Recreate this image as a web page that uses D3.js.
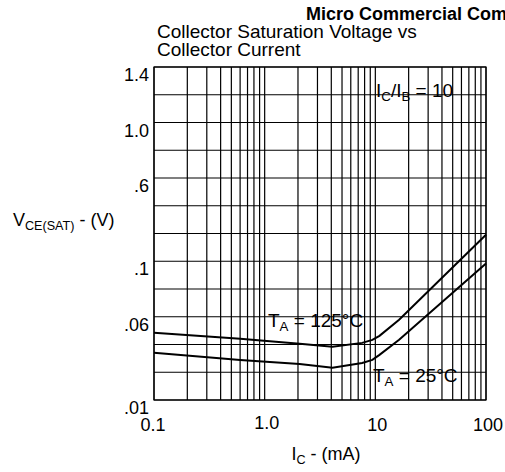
<!DOCTYPE html>
<html>
<head>
<meta charset="utf-8">
<script src="https://cdn.jsdelivr.net/npm/d3@7"></script>
<style>
  body { margin: 0; background: #fff; }
  text { font-family: Arial, "Liberation Sans", sans-serif; fill: #000; }
</style>
</head>
<body>
<script>
// Collector current, mA
var currentMA = [0.1, 0.6, 2.07, 4.1, 7.6, 9.4, 10.9, 16.4, 100];
// VCE(sat) in volts, one list per ambient temperature
var vce125 = [0.0425, 0.0373, 0.0335, 0.0314, 0.0342, 0.0365, 0.0398, 0.0562, 0.177];
var vce25 = [0.0276, 0.0237, 0.0217, 0.0200, 0.0222, 0.0237, 0.0264, 0.0365, 0.098];

var xTickValues = [0.1, 1, 10, 100];
var xTickLabels = ['0.1', '1.0', '10', '100'];
// the datasheet puts its y labels on evenly spaced grid rows
var yTickValues = [1.4, 1.0, 0.6, 0.1, 0.06, 0.01];
var yTickLabels = ['1.4', '1.0', '.6', '.1', '.06', '.01'];
var yTickRows = [0, 2, 4, 7, 9, 12];
var gridRows = 12;

(function () {
  'use strict';

  var width = 505,
      height = 472,
      m_left = 154,
      m_right = 486,
      m_top = 67,
      m_bottom = 400;

  var svg = d3.select('body').append('svg')
    .attr('width', width)
    .attr('height', height);

  var x = d3.scaleLog().domain([0.1, 100]).range([m_left, m_right]);
  var row = d3.scaleLinear().domain([0, gridRows]).range([m_top, m_bottom]);
  // piecewise log scale through the labelled rows
  var y = d3.scaleLog().domain(yTickValues).range(yTickRows.map(row));

  // grid
  var grid = svg.append('g')
    .attr('stroke', '#000')
    .attr('stroke-width', 1.2);

  grid.selectAll('line.v')
    .data(x.ticks())
    .enter().append('line')
      .attr('class', 'v')
      .attr('x1', function (d) { return x(d); })
      .attr('x2', function (d) { return x(d); })
      .attr('y1', m_top)
      .attr('y2', m_bottom);

  grid.selectAll('line.h')
    .data(d3.range(gridRows + 1))
    .enter().append('line')
      .attr('class', 'h')
      .attr('x1', m_left)
      .attr('x2', m_right)
      .attr('y1', function (d) { return row(d); })
      .attr('y2', function (d) { return row(d); });

  grid.append('rect')
    .attr('x', m_left)
    .attr('y', m_top)
    .attr('width', m_right - m_left)
    .attr('height', m_bottom - m_top)
    .attr('fill', 'none');

  // curves
  var line = d3.line()
    .x(function (d) { return x(d[0]); })
    .y(function (d) { return y(d[1]); });

  [vce125, vce25].forEach(function (series) {
    svg.append('path')
      .datum(d3.zip(currentMA, series))
      .attr('d', line)
      .attr('fill', 'none')
      .attr('stroke', '#000')
      .attr('stroke-width', 2);
  });

  // tick labels
  svg.selectAll('text.xt')
    .data(xTickValues)
    .enter().append('text')
      .attr('class', 'xt')
      .attr('x', function (d, i) { return x(d) + (i ? 2 : -1); })
      .attr('y', function (d, i) { return i === 1 ? 429 : 431; })
      .attr('text-anchor', 'middle')
      .attr('font-size', 18)
      .text(function (d, i) { return xTickLabels[i]; });

  svg.selectAll('text.yt')
    .data(yTickValues)
    .enter().append('text')
      .attr('class', 'yt')
      .attr('x', 149)
      .attr('y', function (d) { return y(d) + 14; })
      .attr('text-anchor', 'end')
      .attr('font-size', 18)
      .text(function (d, i) { return yTickLabels[i]; });

  // titles
  svg.append('text')
    .attr('x', 306)
    .attr('y', 20)
    .attr('font-size', 18)
    .attr('font-weight', 'bold')
    .text('Micro Commercial Components');

  svg.append('text')
    .attr('x', 157)
    .attr('y', 38)
    .attr('font-size', 19)
    .text('Collector Saturation Voltage vs');

  svg.append('text')
    .attr('x', 157)
    .attr('y', 56)
    .attr('font-size', 19)
    .text('Collector Current');

  /**
   * Append text made of alternating normal and subscript parts.
   */
  function subText(px, py, size, parts, anchor) {
    var t = svg.append('text')
      .attr('x', px)
      .attr('y', py)
      .attr('font-size', size)
      .attr('text-anchor', anchor || 'start');
    parts.forEach(function (p, i) {
      var s = t.append('tspan').text(p);
      if (i % 2) {
        s.attr('font-size', size * 0.7).attr('dy', 4);
      } else if (i) {
        s.attr('dy', -4);
      }
    });
    return t;
  }

  subText(13, 226, 18, ['V', 'CE(SAT)', ' - (V)']);
  subText(326, 460, 18, ['I', 'C', ' - (mA)'], 'middle');
  subText(268, 327, 19, ['T', 'A', ' = 125°C']);
  subText(373, 382, 19, ['T', 'A', ' = 25°C']);
  subText(376, 97, 19, ['I', 'C', '/I', 'B', ' = 10']);
}());
</script>
</body>
</html>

---

What to do :: Return the whole listing, word for word, and leave out every picture.

Solution to this problem ::
Recreate this image as a web page that uses D3.js.
<!DOCTYPE html>
<html>
<head>
<meta charset="utf-8">
<script src="https://cdn.jsdelivr.net/npm/d3@7"></script>
<style>
  body { margin: 0; background: #fff; }
  text { font-family: Arial, "Liberation Sans", sans-serif; fill: #000; }
</style>
</head>
<body>
<script>
// Collector current, mA
var currentMA = [0.1, 0.6, 2.07, 4.1, 7.6, 9.4, 10.9, 16.4, 100];
// VCE(sat) in volts, one list per ambient temperature
var vce125 = [0.0425, 0.0373, 0.0335, 0.0314, 0.0342, 0.0365, 0.0398, 0.0562, 0.177];
var vce25 = [0.0276, 0.0237, 0.0217, 0.0200, 0.0222, 0.0237, 0.0264, 0.0365, 0.098];

var xTickValues = [0.1, 1, 10, 100];
var xTickLabels = ['0.1', '1.0', '10', '100'];
// the datasheet puts its y labels on evenly spaced grid rows
var yTickValues = [1.4, 1.0, 0.6, 0.1, 0.06, 0.01];
var yTickLabels = ['1.4', '1.0', '.6', '.1', '.06', '.01'];
var yTickRows = [0, 2, 4, 7, 9, 12];
var gridRows = 12;

(function () {
  'use strict';

  var width = 505,
      height = 472,
      m_left = 154,
      m_right = 486,
      m_top = 67,
      m_bottom = 400;

  var svg = d3.select('body').append('svg')
    .attr('width', width)
    .attr('height', height);

  var x = d3.scaleLog().domain([0.1, 100]).range([m_left, m_right]);
  var row = d3.scaleLinear().domain([0, gridRows]).range([m_top, m_bottom]);
  // piecewise log scale through the labelled rows
  var y = d3.scaleLog().domain(yTickValues).range(yTickRows.map(row));

  // grid
  var grid = svg.append('g')
    .attr('stroke', '#000')
    .attr('stroke-width', 1.2);

  grid.selectAll('line.v')
    .data(x.ticks())
    .enter().append('line')
      .attr('class', 'v')
      .attr('x1', function (d) { return x(d); })
      .attr('x2', function (d) { return x(d); })
      .attr('y1', m_top)
      .attr('y2', m_bottom);

  grid.selectAll('line.h')
    .data(d3.range(gridRows + 1))
    .enter().append('line')
      .attr('class', 'h')
      .attr('x1', m_left)
      .attr('x2', m_right)
      .attr('y1', function (d) { return row(d); })
      .attr('y2', function (d) { return row(d); });

  grid.append('rect')
    .attr('x', m_left)
    .attr('y', m_top)
    .attr('width', m_right - m_left)
    .attr('height', m_bottom - m_top)
    .attr('fill', 'none');

  // curves
  var line = d3.line()
    .x(function (d) { return x(d[0]); })
    .y(function (d) { return y(d[1]); });

  [vce125, vce25].forEach(function (series) {
    svg.append('path')
      .datum(d3.zip(currentMA, series))
      .attr('d', line)
      .attr('fill', 'none')
      .attr('stroke', '#000')
      .attr('stroke-width', 2);
  });

  // tick labels
  svg.selectAll('text.xt')
    .data(xTickValues)
    .enter().append('text')
      .attr('class', 'xt')
      .attr('x', function (d, i) { return x(d) + (i ? 2 : -1); })
      .attr('y', function (d, i) { return i === 1 ? 429 : 431; })
      .attr('text-anchor', 'middle')
      .attr('font-size', 18)
      .text(function (d, i) { return xTickLabels[i]; });

  svg.selectAll('text.yt')
    .data(yTickValues)
    .enter().append('text')
      .attr('class', 'yt')
      .attr('x', 149)
      .attr('y', function (d) { return y(d) + 14; })
      .attr('text-anchor', 'end')
      .attr('font-size', 18)
      .text(function (d, i) { return yTickLabels[i]; });

  // titles
  svg.append('text')
    .attr('x', 306)
    .attr('y', 20)
    .attr('font-size', 18)
    .attr('font-weight', 'bold')
    .text('Micro Commercial Components');

  svg.append('text')
    .attr('x', 157)
    .attr('y', 38)
    .attr('font-size', 19)
    .text('Collector Saturation Voltage vs');

  svg.append('text')
    .attr('x', 157)
    .attr('y', 56)
    .attr('font-size', 19)
    .text('Collector Current');

  /**
   * Append text made of alternating normal and subscript parts.
   */
  function subText(px, py, size, parts, anchor) {
    var t = svg.append('text')
      .attr('x', px)
      .attr('y', py)
      .attr('font-size', size)
      .attr('text-anchor', anchor || 'start');
    parts.forEach(function (p, i) {
      var s = t.append('tspan').text(p);
      if (i % 2) {
        s.attr('font-size', size * 0.7).attr('dy', 4);
      } else if (i) {
        s.attr('dy', -4);
      }
    });
    return t;
  }

  subText(13, 226, 18, ['V', 'CE(SAT)', ' - (V)']);
  subText(326, 460, 18, ['I', 'C', ' - (mA)'], 'middle');
  subText(268, 327, 19, ['T', 'A', ' = 125°C']);
  subText(373, 382, 19, ['T', 'A', ' = 25°C']);
  subText(376, 97, 19, ['I', 'C', '/I', 'B', ' = 10']);
}());
</script>
</body>
</html>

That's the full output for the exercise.